So I’m sitting here with a blue mud mask on because I’ll believe anything. This product is (allegedly) from the Dead Sea (or La Mer Morte, as it says on the package, totally upping the believability factor, since, you know…French). I know it will work because it has bergamot in it, and whatever bergamot is, I know it’s going to do something fabulous. There’s a fly in our house, and it too is quite interested in the blue mud from the Dead Sea.
Here is what I observe as I sit, waiting for the mud to dry. It takes a long time. I know this because I just touched my face, and the mud is still wet, and now I have blue streaks of it on my keyboard. My skin has become very itchy all of a sudden. Still, fifteen minutes it said, and fifteen minutes it shall get. The French know about these things.
The phone likes to ring when I have blue mud drying on my face. Also, my glasses seem to be hardening onto my ear. The dog fears me with a blue face. I look a little like Mel Gibson in Braveheart. I just yelled “Freedom!” at the kids, resulting in Dearest Son saying, “You are not only fun, you’re funny.” Such a good boy. Princess laughed and said, “Oh, how blue you are, Mommy!” in the same tone she will someday say, “Oh, how cute you are, Mommy! Now back in your crate!”

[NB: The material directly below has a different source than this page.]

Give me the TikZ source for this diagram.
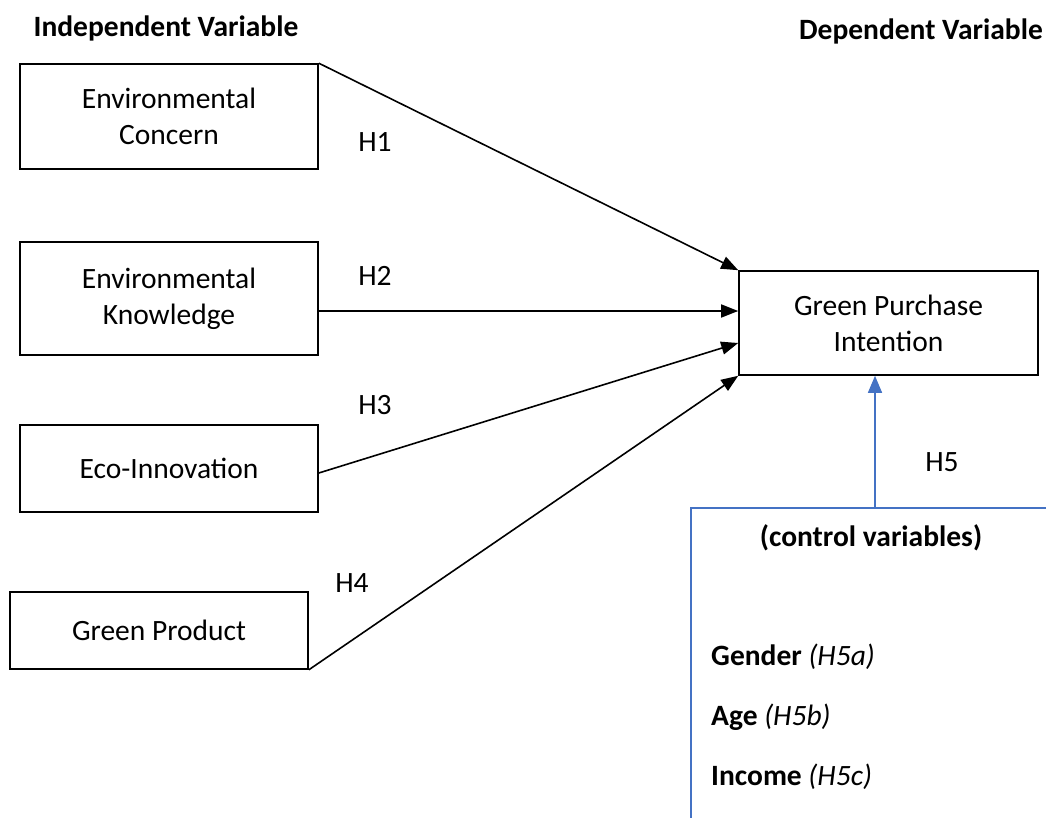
\documentclass[tikz,border=0pt]{standalone}
\usepackage{fontspec}
\setmainfont{Carlito}
\usetikzlibrary{arrows.meta,calc}
\definecolor{ctrlblue}{HTML}{4472C4}
\begin{document}
\begin{tikzpicture}[x=1pt,y=-1pt,
  every node/.style={font=\fontsize{29.5}{36}\selectfont},
  head/.style={font=\fontsize{29.5}{36}\selectfont\bfseries,inner sep=0pt},
  varbox/.style={draw,line width=1.6pt,align=center,inner sep=0pt},
  hlabel/.style={inner sep=0pt},
  arr/.style={line width=1.6pt,-{Triangle[length=17pt,width=13pt]}},
  barr/.style={draw=ctrlblue,line width=1.4pt,-{Triangle[length=17pt,width=14pt]}},
  bline/.style={draw=ctrlblue,line width=1.4pt}]
\useasboundingbox (0,0) rectangle (1046,818);

\node[head] (iv) at (166,28) {Independent Variable};
\node[head,anchor=east] (dv) at (1043,31) {Dependent Variable};

\node[varbox,minimum width=298pt,minimum height=105pt] (ec) at (169,116.5) {Environmental\\Concern};
\node[varbox,minimum width=298pt,minimum height=113pt] (ek) at (169,298.5) {Environmental\\Knowledge};
\node[varbox,minimum width=298pt,minimum height=87pt] (eco) at (169,468.5) {Eco-Innovation};
\node[varbox,minimum width=298pt,minimum height=77pt] (gp) at (159,630.5) {Green Product};
\node[varbox,minimum width=299pt,minimum height=104pt] (gpi) at (888.5,323) {Green Purchase\\Intention};

\coordinate (ekout) at (ek.east |- 0,311);
\coordinate (gpiek) at (gpi.west |- 0,311);
\coordinate (ecoout) at (eco.east |- 0,473);
\coordinate (gpieco) at (gpi.west |- 0,343);

\draw[arr] (ec.north east) -- (gpi.north west);
\draw[arr] (ekout) -- (gpiek);
\draw[arr] (ecoout) -- (gpieco);
\draw[arr] (gp.south east) -- (gpi.south west);

\node[hlabel] (h1) at (375,142) {H1};
\node[hlabel] (h2) at (375,276) {H2};
\node[hlabel] (h3) at (375,405) {H3};
\node[hlabel] (h4) at (352,583) {H4};
\node[hlabel] (h5) at (942,462) {H5};

\coordinate (h5top) at (875,508);
\coordinate (cvleft) at (691,508);
\coordinate (cvright) at (1046,508);
\coordinate (cvbottom) at (691,818);
\draw[bline] (cvbottom) -- (cvleft) -- (cvright);
\draw[barr] (h5top) -- (h5top |- gpi.south);

\node[head] (cv) at (871,538) {(control variables)};
\node[anchor=west,inner sep=0pt] (gen) at (711,657) {\textbf{Gender} \textit{(H5a)}};
\node[anchor=west,inner sep=0pt] (age) at (711,717) {\textbf{Age} \textit{(H5b)}};
\node[anchor=west,inner sep=0pt] (inc) at (711,777) {\textbf{Income} \textit{(H5c)}};
\end{tikzpicture}
\end{document}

Why the blue mud, you ask? I don’t know. I should be too old for this kind of thing, and yet, skincare products seduce me every time. The language, maybe. The French. The crèmes. The pseudo-science. Made with Q14. That could be horse manure for all I know, but oooh! Q14! The lovely words like serum and perfecting and, my personal favorite, elixir. Also, anti. Anti-sag, anti-wrinkle, anti-oxidant, anti-age. I love them all!
The fifteen minutes have passed. I fear I have left this on too long whilst Googling pictures of Linda Blair in The Exorcist to see if I look like her right now. Time to go carve this mud off! Or, as the French say, “Il y a un meunier qui naissent chaque minute.”